## THE REQUEST
Copy each line that has the string "diagram" somewhere in it.

## DATASET CONTENT
···

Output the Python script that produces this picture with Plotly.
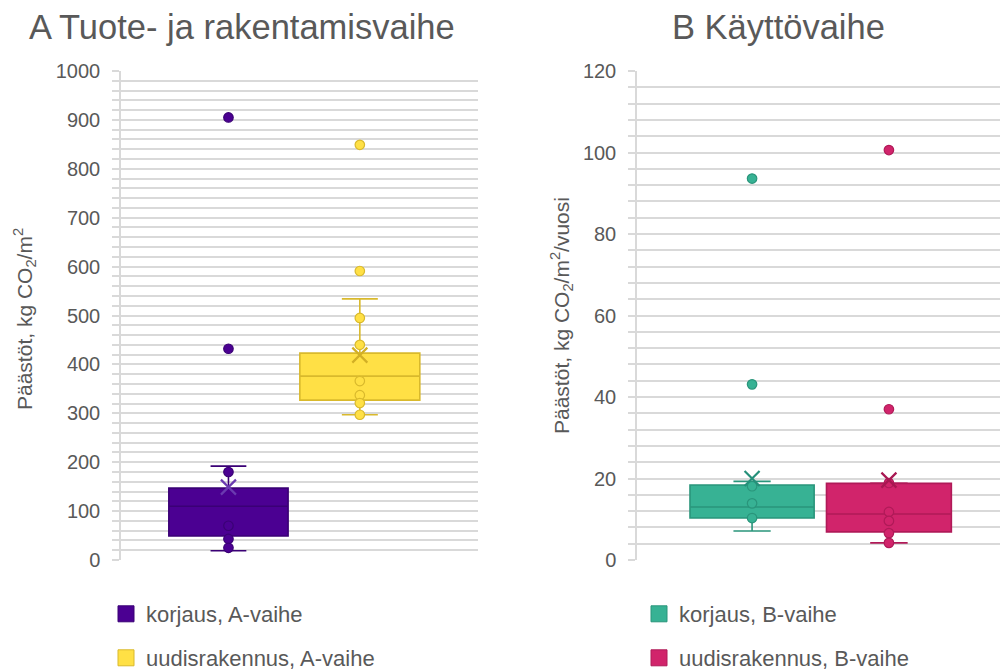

···

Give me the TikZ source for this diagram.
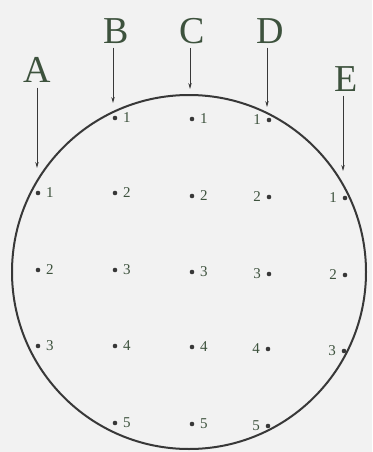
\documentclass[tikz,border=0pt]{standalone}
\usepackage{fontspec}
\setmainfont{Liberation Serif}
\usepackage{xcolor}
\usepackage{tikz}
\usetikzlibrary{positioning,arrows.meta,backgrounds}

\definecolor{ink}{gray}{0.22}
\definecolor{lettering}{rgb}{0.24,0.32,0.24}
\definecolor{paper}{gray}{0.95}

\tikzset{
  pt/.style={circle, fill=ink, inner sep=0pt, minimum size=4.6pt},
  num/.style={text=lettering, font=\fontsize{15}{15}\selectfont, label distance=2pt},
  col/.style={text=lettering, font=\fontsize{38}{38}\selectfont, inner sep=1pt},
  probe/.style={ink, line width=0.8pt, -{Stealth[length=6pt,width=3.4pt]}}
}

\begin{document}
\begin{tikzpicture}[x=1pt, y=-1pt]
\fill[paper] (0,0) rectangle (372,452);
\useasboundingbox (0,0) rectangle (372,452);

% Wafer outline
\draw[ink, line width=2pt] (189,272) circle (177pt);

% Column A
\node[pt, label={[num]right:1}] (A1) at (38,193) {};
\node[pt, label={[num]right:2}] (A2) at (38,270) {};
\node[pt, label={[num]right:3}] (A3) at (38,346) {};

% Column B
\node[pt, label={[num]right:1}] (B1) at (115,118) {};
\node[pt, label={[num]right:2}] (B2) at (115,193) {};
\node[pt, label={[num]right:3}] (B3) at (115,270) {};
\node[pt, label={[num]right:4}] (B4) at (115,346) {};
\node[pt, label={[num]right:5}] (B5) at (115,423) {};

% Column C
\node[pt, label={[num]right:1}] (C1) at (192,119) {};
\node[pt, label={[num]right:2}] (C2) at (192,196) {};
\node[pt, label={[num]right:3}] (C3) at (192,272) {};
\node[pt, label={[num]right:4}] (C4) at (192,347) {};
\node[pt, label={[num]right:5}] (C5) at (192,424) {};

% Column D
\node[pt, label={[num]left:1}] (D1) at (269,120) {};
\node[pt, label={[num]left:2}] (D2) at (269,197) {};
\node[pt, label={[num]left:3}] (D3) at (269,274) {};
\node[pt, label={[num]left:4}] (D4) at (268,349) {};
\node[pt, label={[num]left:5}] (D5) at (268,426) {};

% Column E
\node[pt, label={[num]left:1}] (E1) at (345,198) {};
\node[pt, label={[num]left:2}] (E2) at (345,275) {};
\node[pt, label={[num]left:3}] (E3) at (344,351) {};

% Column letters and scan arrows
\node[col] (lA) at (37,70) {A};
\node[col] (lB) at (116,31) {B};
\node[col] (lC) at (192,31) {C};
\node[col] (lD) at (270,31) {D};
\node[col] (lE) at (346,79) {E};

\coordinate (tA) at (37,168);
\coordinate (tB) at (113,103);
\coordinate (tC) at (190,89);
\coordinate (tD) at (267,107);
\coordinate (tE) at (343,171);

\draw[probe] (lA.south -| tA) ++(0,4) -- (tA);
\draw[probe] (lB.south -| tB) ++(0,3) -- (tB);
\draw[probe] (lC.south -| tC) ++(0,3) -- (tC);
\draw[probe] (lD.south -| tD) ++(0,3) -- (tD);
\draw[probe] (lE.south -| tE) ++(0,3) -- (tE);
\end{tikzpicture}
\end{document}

···

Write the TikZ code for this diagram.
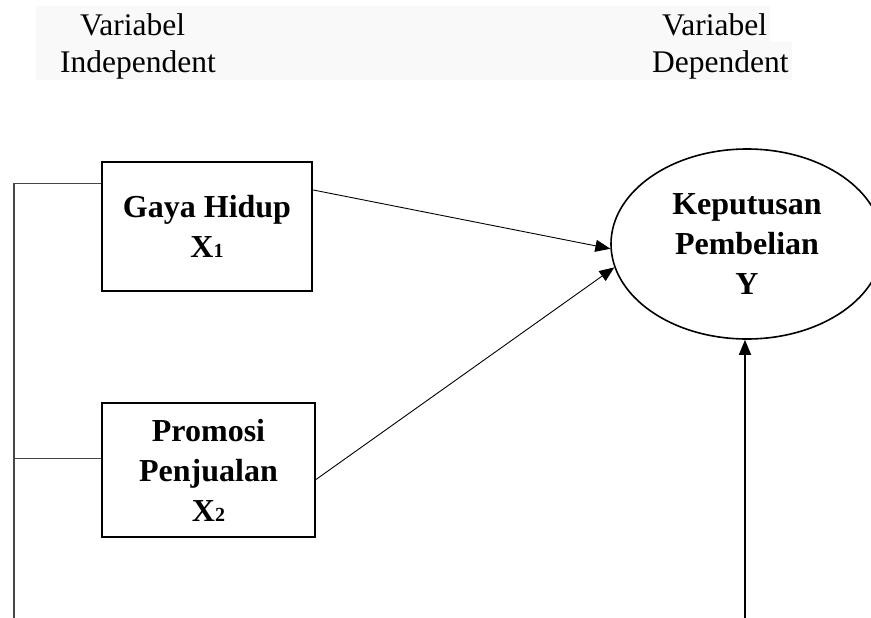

···

## CORRECT OUTPUT
Give me the TikZ source for this diagram.
Write the TikZ code for this diagram.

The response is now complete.